- "¡Mamá, no encuentro mis zapatos!"

- "¿Has mirado debajo del sofá?"

- "Sí"

- "¿Y debajo de tu cama?"

- "También"

- "¿Y en el baño?"

- "Allí tampoco están..."

- "Mira a ver en la cocina, al lado de la mesa..."

- "Ya lo he mirado..."

Esa conversación que se repite con relativa frecuencia en casa a la hora de salir a dar un paseo, acostumbra a terminar con una moraleja por mi parte:

- "¿Lo ves? Siempre te lo digo. Si hubieras dejado los zapatos en su sitio cuando te los has quitado, ahora no tendrías que buscarlos por toda la casa..."

A veces, tengo la sensación de que no importa cuántas veces se lo explique a mis hijas mayores; esas palabras suelen hacer un viaje unidireccional de un oído hasta el otro, sin ser previamente procesadas, -¿intencionadamente?- por esos pequeños pero perspicaces cerebrillos, para terminar, finalmente, perdiéndose en el vacío. "Las palabras son aire, y van al aire", que podría haber escrito el poeta que dedicó ese verso a los suspiros...

Sin embargo, hay casos en los que nuestros propios hijos nos sorprenden. En este caso hablo de unos muy concretos: los hermanos pequeños.

Este sábado, la escena que acabo de relatar, se producía con mi pequeño -que prácticamente acaba de cumplir dos años-. Buscaba sus zapatos desesperadamente por toda la casa sin entender dónde narices los había metido mientras el resto de la familia esperaba impaciente en el ascensor. De pronto, se me ocurrió que lo más razonable sería ir directamente a la fuente, a ver si recordaba dónde los había dejado:

- "Jose, gordito, ¿dónde has puesto tus zapatos?".

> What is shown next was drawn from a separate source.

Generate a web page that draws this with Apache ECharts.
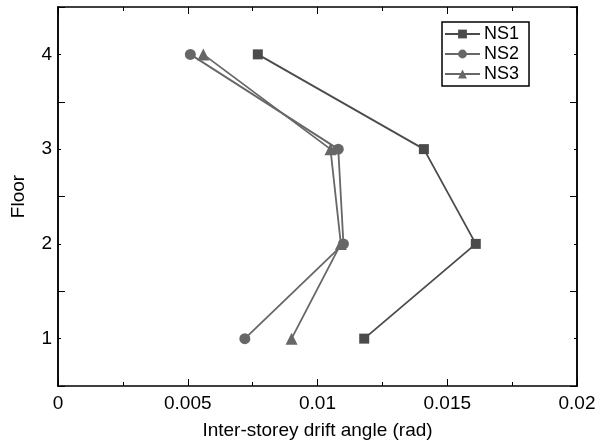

Él, con toda naturalidad y muy decidido, me mira con sus ojos muy abiertos y me dice:

- "En el cajón".

Y se va derechito hacia su cuarto, corre la puerta del armario, abre el cajón de los zapatos y me señala:

- "Mira, aquí".

¡Estaban allí, en el cajón, en su sitio! Creo que en ese momento se me saltó una lagrimilla de emoción entremezclada con ternura. Al pobrecito le faltó decir: "¿dónde iban a estar? ¡en su sitio!". Le parecía lo más normal del mundo, así que no debió entender muy bien por qué en ese momento su madre le cogió, le abrazó, le besó y le dedicó todas las alabanzas que en ese momento le vinieron a la mente...

No es porque yo se lo  haya repetido ochenta veces, no es porque le sermoneo cada vez que no encuentra sus zapatos... es, sencillamente, porque va detrás de dos hermanas que lo hacen -o deberían hacerlo- y oye cómo su madre se lo repite constantemente.

Esta es solo una anécdota que puede explicar una teoría sobre la familia numerosa: el efecto dominó en la educación de los hijos. De hecho, mi abuelo, que tuvo doce, solía decir que si educas bien al hijo mayor, todos los demás "se educan solos". Evidentemente, el trabajo por nuestra parte siempre será necesario e imprescindible, pero lo que también está claro es que cada vez que nace un nuevo hijo, el esfuerzo educativo que va a exigir ese hijo va a ser cada vez más pequeño a medida que aumenta la familia. El crecimiento de la familia no supone, -como razonablemente podría pensar un observador externo-, un crecimiento proporcional en el esfuerzo educativo de los padres; sino que el aumento del número de miembros implica cada vez un aumento inferior en el trabajo de los padres.

Ahora bien, ¡cuidado con ese efecto dominó a la inversa! Basta que uno de los mayores aprenda un taco o coja una costumbre negativa para que los demás se vengan arriba y asimilen también esa mala conducta... (aquí debería poner uno de esos emoticonos que tienen la boca tiritando...) Para eso, está claro, estamos los padres, para corregirlo cuanto antes y evitar que el resto ¡crean que esto es Jauja!